The passage defining the outlet airflow portion may extend from the vaporizing chamber through the tank. The passage may extend longitudinally within the tank and a passage wall may define an inner wall of the tank, e.g., an inner wall of an upper portion of the tank. In this respect, the tank may surround the passage, e.g., the tank may be annular.

As discussed above, the component housing may comprise an outlet portion (with the air outlet) at a first lateral (upper) end and a base portion at the opposing lateral (lower) end.

The housing may further comprise one or more side walls (e.g., laterally opposed first and second side walls) extending longitudinally between the outlet portion and the base portion.

The air inlet may be provided in the base portion.

The housing may further comprise opposing front and rear walls spaced by the laterally opposed first and second side walls. The distance between the first and second side walls of the housing may define a width of the housing. The distance between the front and rear walls may define a depth of the housing. The width of the housing may be greater than the depth of the housing.

The length of the housing may be greater than the width of the housing. The depth of the housing may be smaller than each of the width and the length.

References to “upper”, “lower”, “above” or “below” are intended to refer to the component when in an upright/vertical orientation, i.e., with elongate (longitudinal/length) axis of the component vertically aligned and with the outlet portion vertically uppermost and the base portion lowermost.

The tank may be defined between the side/front/rear walls of the housing and the passage walls. For example, an upper portion of the tank may be defined between the walls of the housing and the passage walls.

At least a portion of one of the housing walls defining the tank may be translucent or transparent. That is, the tank may comprise a window to allow a user to visually assess the quantity of e-liquid in the tank. The tank may be referred to as a “clearomizer” if it includes a window, or a “cartomizer” if it does not.

As discussed above, the airflow path passes the vaporizer between the air inlet and the air outlet. The vaporizer may comprise a heating element for heating a wick. The vaporizer may be disposed in the vaporizing chamber portion of the airflow path.

The wick may extend across the vaporizing chamber portion of the airflow path. The wick may be oriented so as to extend in a direction between the side walls of the housing, i.e., it may be oriented in the direction of the width (transverse) dimension of the component. Thus, the wick may extend in a direction perpendicular to the direction of airflow in the vaporizing chamber portion of the airflow path.

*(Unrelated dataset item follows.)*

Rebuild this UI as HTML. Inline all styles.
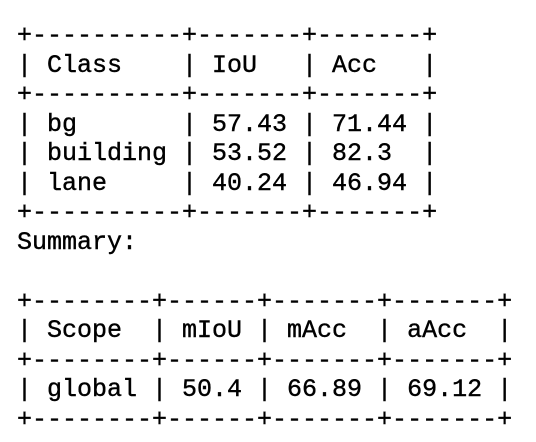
<!DOCTYPE html>
<html><head><meta charset="utf-8"><style>
html,body{margin:0;padding:0;background:#fff;width:536px;height:442px;overflow:hidden}
pre{position:absolute;left:17px;top:21px;margin:0;font-family:"Liberation Mono",monospace;font-size:25px;line-height:29.5px;color:#000;-webkit-text-stroke:0.4px #000}
</style></head><body>
<pre>+----------+-------+-------+
| Class    | IoU   | Acc   |
+----------+-------+-------+
| bg       | 57.43 | 71.44 |
| building | 53.52 | 82.3  |
| lane     | 40.24 | 46.94 |
+----------+-------+-------+
Summary:

+--------+------+-------+-------+
| Scope  | mIoU | mAcc  | aAcc  |
+--------+------+-------+-------+
| global | 50.4 | 66.89 | 69.12 |
+--------+------+-------+-------+</pre>
</body></html>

The channel may extend substantially parallel to the wick. The channel may be vertically/axially spaced from the wick in a downstream direction. The wick may partially define the channel, e.g., a lower wall of the channel.

The vaporizer is disposed in the vaporizing chamber. The vaporizing chamber may form part of the airflow path (i.e., the vaporizing chamber portion of the airflow path).

The vaporizing chamber may be defined by one or more chamber walls. The channel may extend (e.g., transversely) through the chamber walls.

The wick may extend between first and second opposing chamber walls. The first and second chamber walls may separate (i.e., partially separate) the vaporizing chamber from the tank. The first and second chamber walls may each comprise a respective aperture through which a respective end of the wick projects such that the wick is fluid communication with aerosol precursor/e-liquid in the tank. In this way a central portion of the wick may be exposed to air in the (vaporizing chamber portion of the) airflow path and end portions of the wick may be in contact with aerosol precursor/e-liquid stored in the tank. The wick may comprise a porous material. Thus, aerosol precursor may be drawn (e.g., by capillary action) along the wick, from the tank to the exposed portion of the wick.